Ein durchgrüntes Wädenswil und Grünraumthemen sind der Bevölkerung sehr wichtig. Im Einzelnen sind es ganz unterschiedliche Fragen, die an mich gelangen. Das Thema Stadtbäume ist vielen ein grosses Anliegen. Baumfällungen und Holzarbeiten lösen darum auch viele Fragen aus. Andere erkundigen sich nach dem Vorkommen von Tigermücken in Wädenswil oder welche einheimische Strauchart sich für eine immergrüne Sichtschutzhecke eignet.
Dann beantworten Sie mir diese Fragen doch bitte gleich. Gibt es Tigermücken
in Wädenswil?
Das lässt sich abschliessend nicht beantworten. Mir liegen zur Zeit keine Meldungen vor. Bei allen Belegexemplaren, die mir zugestellt wurden, handelte es sich um die Asiatische Buschmücke. Die Tigermücke überwintert aber bereits in der Stadt Zürich. Da die Art wärmeliebend ist, muss davon ausgegangen werden, dass sie sich gerade mit dem Klimawandel zukünftig weiter ausbreiten wird. Es ist also eine Frage der Zeit, bis wir uns auch in der Stadt Wädenswil mit der Tigermücke auseinandersetzen müssen.
Und welche Strauchart eignet sich für eine immergrüne Sichtschutzhecke?
Leider ist man bei der Wahl einer Pflanzenart für eine einheimische, immergrüne Sichtschutzhecke etwas eingeschränkt. Folgende Pflanzen lassen sich aber gut einsetzen: Eibe, Liguster, Efeu, Buchsbaum und Stechpalme. Die Hainbuche, obwohl nicht immergrün, eignet sich ebenfalls als Sichtschutz, weil sie die Blätter erst im Frühjahr abwerfen, sobald die neuen Triebe erscheinen, und somit auch im Winter einen Sichtschutz bieten.
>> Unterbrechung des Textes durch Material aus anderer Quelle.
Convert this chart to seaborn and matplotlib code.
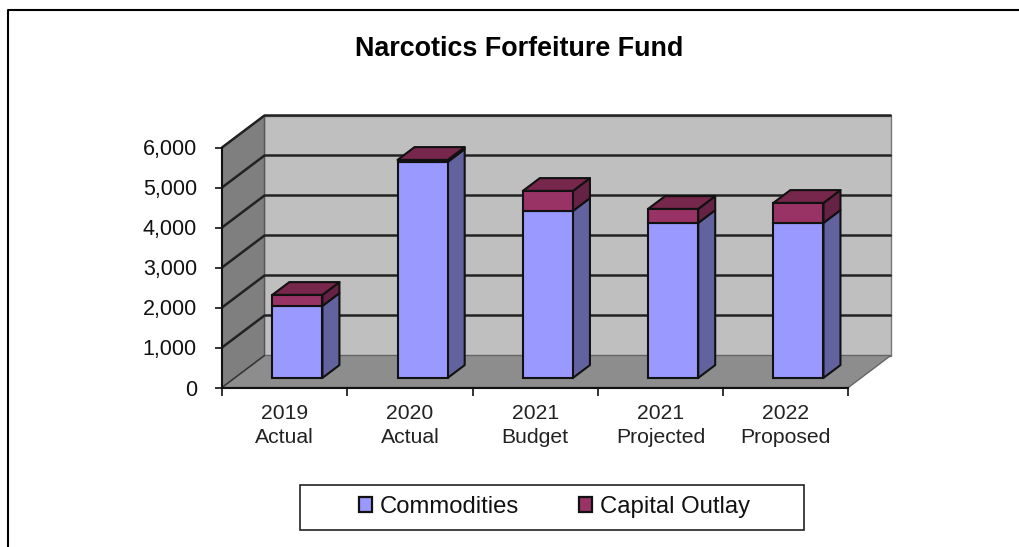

Welche Fehler werden in den privaten Gärten am häufigsten gemacht?
Ich glaube nicht, dass von Fehlern gesprochen werden darf. Der Garten ist wie das Wohnzimmer ein Teil des eigenen Lebensraums. Die Gestaltung ist sehr persönlich. Ich denke aber auch, jede und jeder soll im Rahmen seiner Möglichkeiten einen Beitrag leisten. Wird anstelle von Kirschlorbeer eine einheimische Pflanze für die Sichtschutzhecke gewählt oder ein Baum im Garten gepflanzt, wird bereits ein kleiner Beitrag geleistet. Die Wirkung zeigt sich in der Summe dieser Beiträge.
Was kann die Bevölkerung mithelfen, um die Biodiversität zu fördern und Rücksicht auf die Natur zu nehmen?
Es gibt unzählige Websites, Broschüren und Merkblätter, die zeigen, wie sich die Biodiversität im eigenen Garten steigern lässt. Dasselbe gilt für die Balkongestaltungen. Meines Erachtens hilft schon ein grosser Teil der Bevölkerung mit. Der Wunsch nach mehr Biodiversität wird mehr und mehr zum Mainstream. Bei den lokalen Naturschutzvereinen in Wädenswil und Schönenberg hat man ausserdem die
Möglichkeit, sich gesellschaftlich für mehr Biodiversität zu engagieren.
Vor einigen Jahren war das Thema Strassenrabatten in aller Munde. Der Aufschrei war gross, als die Blumen an Strassen aus Spargründen durch Bollensteine ersetzt wurden. Wie sieht die Situation heute aus?
Die Rabatten sind nach wie vor ein Thema. Die Situation hat sich auch nicht geändert. Der Unterhaltsdienst ist darum bemüht, die Bepflanzung an Gemeindestrassen in ökologischer Hinsicht kontinuierlich zu verbessern. Es muss aber immer zwischen Kosten und Nutzen abgewägt werden. Da Rabatten oft im Verkehrsumfeld liegen, muss auch immer der Faktor Sicherheit mitberücksichtig werden. Aber wir sind schon aktiv geworden.
Inwiefern?
Um das Management der Rabatten zu vereinfachen, haben wir im letzten Jahr einen Rabatten-Kataster entwickelt und in den Stadtplan integriert. Dieses Instrument wird uns auch eine längerfristige Entwicklungsplanung ermöglichen.